- Provided data:
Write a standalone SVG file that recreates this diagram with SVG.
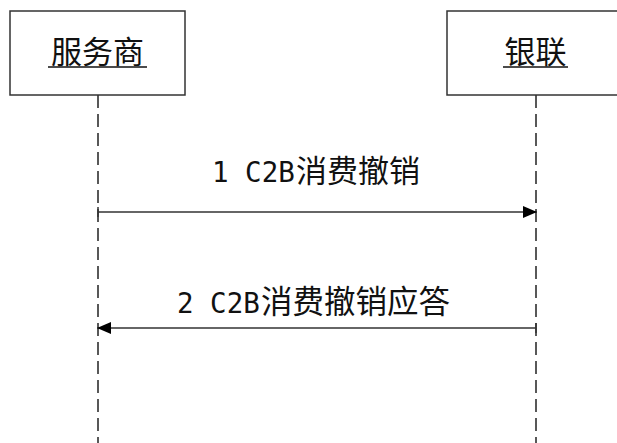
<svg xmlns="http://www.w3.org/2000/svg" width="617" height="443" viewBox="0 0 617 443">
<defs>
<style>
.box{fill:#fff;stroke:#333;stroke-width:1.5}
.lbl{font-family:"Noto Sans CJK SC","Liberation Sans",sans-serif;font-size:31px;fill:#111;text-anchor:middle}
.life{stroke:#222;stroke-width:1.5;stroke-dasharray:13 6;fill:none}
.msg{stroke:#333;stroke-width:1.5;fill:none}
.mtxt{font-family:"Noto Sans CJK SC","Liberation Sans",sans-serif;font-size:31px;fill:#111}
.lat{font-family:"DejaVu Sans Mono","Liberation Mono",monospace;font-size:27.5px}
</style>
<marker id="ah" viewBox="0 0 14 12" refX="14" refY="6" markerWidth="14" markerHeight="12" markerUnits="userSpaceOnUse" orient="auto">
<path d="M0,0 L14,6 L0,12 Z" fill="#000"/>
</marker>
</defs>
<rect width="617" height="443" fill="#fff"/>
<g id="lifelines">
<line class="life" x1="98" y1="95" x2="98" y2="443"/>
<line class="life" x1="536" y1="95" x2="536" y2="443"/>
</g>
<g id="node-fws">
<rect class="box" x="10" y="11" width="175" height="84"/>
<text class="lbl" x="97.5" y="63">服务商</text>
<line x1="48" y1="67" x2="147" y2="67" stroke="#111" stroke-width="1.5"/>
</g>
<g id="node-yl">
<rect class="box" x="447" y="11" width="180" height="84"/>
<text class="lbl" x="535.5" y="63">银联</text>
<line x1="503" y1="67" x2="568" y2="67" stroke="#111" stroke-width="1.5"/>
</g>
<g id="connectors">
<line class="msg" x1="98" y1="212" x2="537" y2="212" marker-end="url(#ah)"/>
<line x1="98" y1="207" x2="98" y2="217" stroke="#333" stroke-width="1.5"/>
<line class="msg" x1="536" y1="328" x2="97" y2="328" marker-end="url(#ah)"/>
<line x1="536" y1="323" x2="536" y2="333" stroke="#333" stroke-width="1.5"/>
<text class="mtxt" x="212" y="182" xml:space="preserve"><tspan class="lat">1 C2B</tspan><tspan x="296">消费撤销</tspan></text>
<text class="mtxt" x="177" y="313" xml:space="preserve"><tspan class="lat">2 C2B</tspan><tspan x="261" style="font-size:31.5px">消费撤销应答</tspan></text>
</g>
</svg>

- Written instruction: Copy out all of the data word for word. Do not carry over any picture.

- Response to this exercise:
Write a standalone SVG file that recreates this diagram with SVG.
<svg xmlns="http://www.w3.org/2000/svg" width="617" height="443" viewBox="0 0 617 443">
<defs>
<style>
.box{fill:#fff;stroke:#333;stroke-width:1.5}
.lbl{font-family:"Noto Sans CJK SC","Liberation Sans",sans-serif;font-size:31px;fill:#111;text-anchor:middle}
.life{stroke:#222;stroke-width:1.5;stroke-dasharray:13 6;fill:none}
.msg{stroke:#333;stroke-width:1.5;fill:none}
.mtxt{font-family:"Noto Sans CJK SC","Liberation Sans",sans-serif;font-size:31px;fill:#111}
.lat{font-family:"DejaVu Sans Mono","Liberation Mono",monospace;font-size:27.5px}
</style>
<marker id="ah" viewBox="0 0 14 12" refX="14" refY="6" markerWidth="14" markerHeight="12" markerUnits="userSpaceOnUse" orient="auto">
<path d="M0,0 L14,6 L0,12 Z" fill="#000"/>
</marker>
</defs>
<rect width="617" height="443" fill="#fff"/>
<g id="lifelines">
<line class="life" x1="98" y1="95" x2="98" y2="443"/>
<line class="life" x1="536" y1="95" x2="536" y2="443"/>
</g>
<g id="node-fws">
<rect class="box" x="10" y="11" width="175" height="84"/>
<text class="lbl" x="97.5" y="63">服务商</text>
<line x1="48" y1="67" x2="147" y2="67" stroke="#111" stroke-width="1.5"/>
</g>
<g id="node-yl">
<rect class="box" x="447" y="11" width="180" height="84"/>
<text class="lbl" x="535.5" y="63">银联</text>
<line x1="503" y1="67" x2="568" y2="67" stroke="#111" stroke-width="1.5"/>
</g>
<g id="connectors">
<line class="msg" x1="98" y1="212" x2="537" y2="212" marker-end="url(#ah)"/>
<line x1="98" y1="207" x2="98" y2="217" stroke="#333" stroke-width="1.5"/>
<line class="msg" x1="536" y1="328" x2="97" y2="328" marker-end="url(#ah)"/>
<line x1="536" y1="323" x2="536" y2="333" stroke="#333" stroke-width="1.5"/>
<text class="mtxt" x="212" y="182" xml:space="preserve"><tspan class="lat">1 C2B</tspan><tspan x="296">消费撤销</tspan></text>
<text class="mtxt" x="177" y="313" xml:space="preserve"><tspan class="lat">2 C2B</tspan><tspan x="261" style="font-size:31.5px">消费撤销应答</tspan></text>
</g>
</svg>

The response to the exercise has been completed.